Ember: A Compiler for Efficient Embedding Operations on Decoupled Access-Execute Architectures
Marco Siracusa, Olivia Hsu, Victor Soria-Pardos, Joshua Randall, Arnaud Grasset, Eric Biscondi, Doug Joseph, Randy Allen, Fredrik Kjolstad, Miquel Moretó Planas, Adrià Armejach
TL;DR
This work identifies embedding lookups as a fundamental bottleneck in embedding-heavy ML models due to irregular memory accesses. It proposes Decoupled Access-Execute (DAE) hardware and the Ember compiler to automatically lower PyTorch/TensorFlow embeddings into optimized DAE code, leveraging two IRs (DLC and SLC) to achieve both local and global optimizations. The approach yields substantial improvements over GPUs in end-to-end performance and energy efficiency, and its optimizations closely match hand-written DAE implementations. The work demonstrates the potential for scalable, embedding-intensive inference in datacenters and provides a practical path to deploying DAE architectures with no programming burden on users.
Abstract
Irregular embedding lookups are a critical bottleneck in recommender models, sparse large language models, and graph learning models.

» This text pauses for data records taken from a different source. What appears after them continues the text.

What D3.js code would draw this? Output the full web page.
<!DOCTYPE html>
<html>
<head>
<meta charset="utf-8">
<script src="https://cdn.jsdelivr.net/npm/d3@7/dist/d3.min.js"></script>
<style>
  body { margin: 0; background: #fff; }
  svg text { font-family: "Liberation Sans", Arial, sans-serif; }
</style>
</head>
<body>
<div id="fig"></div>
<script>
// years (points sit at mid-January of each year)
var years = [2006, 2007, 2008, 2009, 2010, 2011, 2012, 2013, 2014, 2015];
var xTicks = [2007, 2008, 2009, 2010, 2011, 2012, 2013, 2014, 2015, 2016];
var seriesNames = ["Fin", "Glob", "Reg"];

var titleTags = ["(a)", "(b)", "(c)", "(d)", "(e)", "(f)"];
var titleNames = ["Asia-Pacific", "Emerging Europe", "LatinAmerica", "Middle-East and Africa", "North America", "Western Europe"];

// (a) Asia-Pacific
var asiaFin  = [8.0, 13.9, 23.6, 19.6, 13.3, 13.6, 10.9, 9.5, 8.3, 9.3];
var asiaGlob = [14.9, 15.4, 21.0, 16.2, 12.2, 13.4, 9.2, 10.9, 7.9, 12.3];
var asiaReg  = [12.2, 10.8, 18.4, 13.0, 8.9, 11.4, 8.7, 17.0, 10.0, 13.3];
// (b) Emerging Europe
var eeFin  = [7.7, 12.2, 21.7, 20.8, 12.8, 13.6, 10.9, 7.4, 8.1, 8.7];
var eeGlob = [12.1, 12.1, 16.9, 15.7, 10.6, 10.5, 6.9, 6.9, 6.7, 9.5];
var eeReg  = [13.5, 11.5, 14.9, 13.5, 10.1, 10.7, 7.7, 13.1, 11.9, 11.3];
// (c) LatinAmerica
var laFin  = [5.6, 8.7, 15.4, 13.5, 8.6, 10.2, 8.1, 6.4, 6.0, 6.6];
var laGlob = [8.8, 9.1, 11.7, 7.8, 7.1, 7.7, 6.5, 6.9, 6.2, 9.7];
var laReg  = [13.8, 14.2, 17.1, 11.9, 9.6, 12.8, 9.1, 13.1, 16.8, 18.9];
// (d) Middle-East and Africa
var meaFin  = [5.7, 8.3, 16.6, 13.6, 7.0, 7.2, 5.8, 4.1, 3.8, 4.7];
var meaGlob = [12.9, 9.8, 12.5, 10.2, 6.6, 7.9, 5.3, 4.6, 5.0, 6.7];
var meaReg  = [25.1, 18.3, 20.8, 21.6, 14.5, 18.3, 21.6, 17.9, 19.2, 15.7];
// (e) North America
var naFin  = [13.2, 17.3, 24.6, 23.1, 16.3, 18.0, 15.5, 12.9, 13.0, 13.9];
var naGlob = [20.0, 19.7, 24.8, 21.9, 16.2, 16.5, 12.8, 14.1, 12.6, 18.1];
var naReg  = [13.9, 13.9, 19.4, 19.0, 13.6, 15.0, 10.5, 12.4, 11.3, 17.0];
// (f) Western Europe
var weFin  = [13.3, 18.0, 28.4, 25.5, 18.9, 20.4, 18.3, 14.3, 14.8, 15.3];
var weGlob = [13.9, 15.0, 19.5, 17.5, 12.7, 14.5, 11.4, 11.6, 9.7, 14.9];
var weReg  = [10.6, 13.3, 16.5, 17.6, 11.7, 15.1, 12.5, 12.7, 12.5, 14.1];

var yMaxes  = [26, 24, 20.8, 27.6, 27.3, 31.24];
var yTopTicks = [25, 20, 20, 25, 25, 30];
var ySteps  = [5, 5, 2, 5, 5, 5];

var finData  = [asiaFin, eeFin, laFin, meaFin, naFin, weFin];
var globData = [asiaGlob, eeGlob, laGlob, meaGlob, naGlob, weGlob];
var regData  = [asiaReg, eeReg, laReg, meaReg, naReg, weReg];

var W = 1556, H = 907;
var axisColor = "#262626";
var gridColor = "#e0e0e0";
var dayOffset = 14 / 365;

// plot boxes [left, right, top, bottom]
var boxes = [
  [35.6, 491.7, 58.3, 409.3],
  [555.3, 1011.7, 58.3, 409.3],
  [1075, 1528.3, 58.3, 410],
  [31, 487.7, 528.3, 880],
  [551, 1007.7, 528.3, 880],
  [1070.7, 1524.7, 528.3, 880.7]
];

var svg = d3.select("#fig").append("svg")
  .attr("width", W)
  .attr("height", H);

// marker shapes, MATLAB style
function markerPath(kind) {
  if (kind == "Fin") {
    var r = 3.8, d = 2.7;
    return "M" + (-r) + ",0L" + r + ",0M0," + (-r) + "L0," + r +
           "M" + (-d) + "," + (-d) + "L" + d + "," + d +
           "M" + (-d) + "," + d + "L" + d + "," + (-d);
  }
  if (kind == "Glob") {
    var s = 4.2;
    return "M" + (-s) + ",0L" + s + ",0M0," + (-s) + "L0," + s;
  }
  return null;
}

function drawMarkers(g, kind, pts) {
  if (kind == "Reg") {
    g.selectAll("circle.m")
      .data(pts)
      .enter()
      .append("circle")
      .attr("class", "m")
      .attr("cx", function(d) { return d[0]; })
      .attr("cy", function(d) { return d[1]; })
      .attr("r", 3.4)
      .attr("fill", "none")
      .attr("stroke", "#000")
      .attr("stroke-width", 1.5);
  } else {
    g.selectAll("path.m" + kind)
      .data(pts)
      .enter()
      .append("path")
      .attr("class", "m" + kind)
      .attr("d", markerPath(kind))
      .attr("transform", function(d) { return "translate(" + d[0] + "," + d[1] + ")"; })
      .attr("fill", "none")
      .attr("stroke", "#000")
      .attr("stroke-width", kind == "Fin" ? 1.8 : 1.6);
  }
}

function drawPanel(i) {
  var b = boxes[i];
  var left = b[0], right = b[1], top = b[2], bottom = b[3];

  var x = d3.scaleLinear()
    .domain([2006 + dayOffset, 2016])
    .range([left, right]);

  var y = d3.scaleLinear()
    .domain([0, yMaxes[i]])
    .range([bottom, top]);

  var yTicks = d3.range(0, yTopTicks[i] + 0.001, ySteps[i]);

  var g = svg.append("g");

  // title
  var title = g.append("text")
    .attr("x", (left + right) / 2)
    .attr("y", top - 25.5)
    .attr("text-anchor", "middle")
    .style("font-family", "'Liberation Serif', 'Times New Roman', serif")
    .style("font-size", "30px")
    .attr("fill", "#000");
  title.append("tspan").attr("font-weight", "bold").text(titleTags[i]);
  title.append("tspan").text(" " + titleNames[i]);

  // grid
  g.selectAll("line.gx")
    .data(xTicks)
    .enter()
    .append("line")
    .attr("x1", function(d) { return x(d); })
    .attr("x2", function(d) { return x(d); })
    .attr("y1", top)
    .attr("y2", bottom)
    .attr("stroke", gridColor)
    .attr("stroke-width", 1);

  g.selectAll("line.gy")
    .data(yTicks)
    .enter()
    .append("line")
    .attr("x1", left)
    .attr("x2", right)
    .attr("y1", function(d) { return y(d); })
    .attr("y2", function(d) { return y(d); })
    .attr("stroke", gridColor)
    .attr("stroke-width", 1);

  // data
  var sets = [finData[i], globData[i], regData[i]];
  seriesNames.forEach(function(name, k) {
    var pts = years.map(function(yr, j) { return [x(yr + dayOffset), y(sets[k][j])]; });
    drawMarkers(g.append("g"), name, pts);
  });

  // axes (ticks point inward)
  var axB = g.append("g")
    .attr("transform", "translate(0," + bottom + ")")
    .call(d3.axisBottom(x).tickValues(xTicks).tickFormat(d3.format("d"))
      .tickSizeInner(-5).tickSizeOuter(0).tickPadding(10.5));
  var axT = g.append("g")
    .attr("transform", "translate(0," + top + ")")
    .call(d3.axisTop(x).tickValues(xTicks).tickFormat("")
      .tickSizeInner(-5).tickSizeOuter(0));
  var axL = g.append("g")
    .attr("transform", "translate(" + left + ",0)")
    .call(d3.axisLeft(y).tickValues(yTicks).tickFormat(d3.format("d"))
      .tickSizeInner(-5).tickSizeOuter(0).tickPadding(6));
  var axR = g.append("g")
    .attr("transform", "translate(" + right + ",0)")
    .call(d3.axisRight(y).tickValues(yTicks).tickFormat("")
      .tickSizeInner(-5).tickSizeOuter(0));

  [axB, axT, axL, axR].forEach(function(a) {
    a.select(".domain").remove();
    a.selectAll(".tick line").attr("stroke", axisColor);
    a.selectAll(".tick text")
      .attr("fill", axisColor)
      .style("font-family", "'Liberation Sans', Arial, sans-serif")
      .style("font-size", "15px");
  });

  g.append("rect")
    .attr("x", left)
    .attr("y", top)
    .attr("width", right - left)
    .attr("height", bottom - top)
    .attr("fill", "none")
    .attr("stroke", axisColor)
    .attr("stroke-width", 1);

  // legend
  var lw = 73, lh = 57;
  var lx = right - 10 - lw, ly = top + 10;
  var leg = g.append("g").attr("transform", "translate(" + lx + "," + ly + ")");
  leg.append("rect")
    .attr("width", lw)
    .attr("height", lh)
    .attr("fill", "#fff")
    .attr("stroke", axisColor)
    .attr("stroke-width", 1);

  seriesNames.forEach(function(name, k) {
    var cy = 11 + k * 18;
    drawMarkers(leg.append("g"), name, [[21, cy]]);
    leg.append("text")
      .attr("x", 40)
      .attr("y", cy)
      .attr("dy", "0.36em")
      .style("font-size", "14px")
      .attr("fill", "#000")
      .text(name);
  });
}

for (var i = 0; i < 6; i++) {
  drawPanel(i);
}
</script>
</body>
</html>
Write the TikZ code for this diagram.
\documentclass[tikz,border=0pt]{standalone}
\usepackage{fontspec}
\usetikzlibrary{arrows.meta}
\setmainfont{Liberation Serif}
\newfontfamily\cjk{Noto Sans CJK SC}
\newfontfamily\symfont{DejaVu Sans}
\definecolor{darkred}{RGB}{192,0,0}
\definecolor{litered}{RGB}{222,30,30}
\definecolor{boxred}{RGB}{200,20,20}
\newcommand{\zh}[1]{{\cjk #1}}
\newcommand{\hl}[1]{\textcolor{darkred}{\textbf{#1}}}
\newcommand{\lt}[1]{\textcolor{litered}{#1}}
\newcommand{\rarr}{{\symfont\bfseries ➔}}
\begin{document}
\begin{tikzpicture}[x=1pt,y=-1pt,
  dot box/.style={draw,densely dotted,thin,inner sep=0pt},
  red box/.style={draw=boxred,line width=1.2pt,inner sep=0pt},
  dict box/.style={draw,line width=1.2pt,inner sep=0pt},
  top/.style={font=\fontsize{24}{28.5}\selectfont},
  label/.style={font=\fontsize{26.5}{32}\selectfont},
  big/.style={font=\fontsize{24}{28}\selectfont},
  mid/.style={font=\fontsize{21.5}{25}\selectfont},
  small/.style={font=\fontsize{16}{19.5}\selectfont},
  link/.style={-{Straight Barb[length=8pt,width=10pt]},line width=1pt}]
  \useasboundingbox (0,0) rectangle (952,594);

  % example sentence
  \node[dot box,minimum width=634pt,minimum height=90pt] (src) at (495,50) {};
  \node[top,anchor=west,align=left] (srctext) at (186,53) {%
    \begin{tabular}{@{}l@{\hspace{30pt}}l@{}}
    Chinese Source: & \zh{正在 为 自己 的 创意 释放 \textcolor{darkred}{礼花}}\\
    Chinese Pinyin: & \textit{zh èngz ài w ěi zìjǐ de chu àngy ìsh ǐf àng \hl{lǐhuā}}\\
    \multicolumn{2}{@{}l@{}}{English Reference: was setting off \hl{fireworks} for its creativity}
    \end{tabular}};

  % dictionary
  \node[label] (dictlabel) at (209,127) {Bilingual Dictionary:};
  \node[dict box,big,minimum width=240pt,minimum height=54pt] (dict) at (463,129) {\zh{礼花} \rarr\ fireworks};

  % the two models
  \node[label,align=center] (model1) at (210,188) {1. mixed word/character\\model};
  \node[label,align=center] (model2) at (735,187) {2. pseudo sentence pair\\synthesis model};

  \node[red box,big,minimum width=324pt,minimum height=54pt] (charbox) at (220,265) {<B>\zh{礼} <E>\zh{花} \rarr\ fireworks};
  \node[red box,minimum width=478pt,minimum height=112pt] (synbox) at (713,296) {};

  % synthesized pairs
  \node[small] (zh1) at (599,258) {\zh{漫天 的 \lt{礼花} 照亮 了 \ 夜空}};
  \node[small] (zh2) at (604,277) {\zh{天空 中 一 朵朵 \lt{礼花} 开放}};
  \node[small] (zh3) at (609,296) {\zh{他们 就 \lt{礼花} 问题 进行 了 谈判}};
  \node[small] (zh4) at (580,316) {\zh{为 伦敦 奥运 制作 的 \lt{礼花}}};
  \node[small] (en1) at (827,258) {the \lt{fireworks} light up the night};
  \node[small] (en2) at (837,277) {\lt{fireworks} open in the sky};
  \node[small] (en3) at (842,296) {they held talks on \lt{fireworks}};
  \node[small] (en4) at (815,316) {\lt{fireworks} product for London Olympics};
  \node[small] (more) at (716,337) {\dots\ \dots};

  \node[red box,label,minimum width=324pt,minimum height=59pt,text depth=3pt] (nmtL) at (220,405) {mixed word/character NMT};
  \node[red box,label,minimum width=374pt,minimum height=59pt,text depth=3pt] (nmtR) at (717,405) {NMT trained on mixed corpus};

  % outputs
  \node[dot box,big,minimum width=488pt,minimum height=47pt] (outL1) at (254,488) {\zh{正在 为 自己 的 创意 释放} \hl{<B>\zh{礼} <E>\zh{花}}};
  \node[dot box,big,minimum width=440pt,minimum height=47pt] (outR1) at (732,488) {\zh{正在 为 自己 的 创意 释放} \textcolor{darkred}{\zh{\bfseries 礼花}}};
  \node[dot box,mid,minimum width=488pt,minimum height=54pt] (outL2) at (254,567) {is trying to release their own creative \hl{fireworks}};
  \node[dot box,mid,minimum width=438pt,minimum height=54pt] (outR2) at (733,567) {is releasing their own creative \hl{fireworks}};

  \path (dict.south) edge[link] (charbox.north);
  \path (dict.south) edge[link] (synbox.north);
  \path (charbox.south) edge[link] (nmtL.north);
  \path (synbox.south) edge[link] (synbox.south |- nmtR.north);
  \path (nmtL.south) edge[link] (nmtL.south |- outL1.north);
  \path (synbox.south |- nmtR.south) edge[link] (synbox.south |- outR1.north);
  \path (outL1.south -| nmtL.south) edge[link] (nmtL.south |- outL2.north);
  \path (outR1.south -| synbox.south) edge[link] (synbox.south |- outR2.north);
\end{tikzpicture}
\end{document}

In this paper, we first demonstrate that, by offloading these lookups to specialized access units, Decoupled Access-Execute (DAE) processors achieve 2.6$\times$ higher performance and 6.4$\times$ higher performance/watt than GPUs on end-to-end models. Then, we propose the Ember compiler for automatically generating optimized DAE code from PyTorch and TensorFlow. Conversely from other DAE compilers, Ember features multiple intermediate representations specifically designed for different optimization levels. In this way, Ember can implement all optimizations to match the performance of hand-written code, unlocking the full potential of DAE architectures at scale.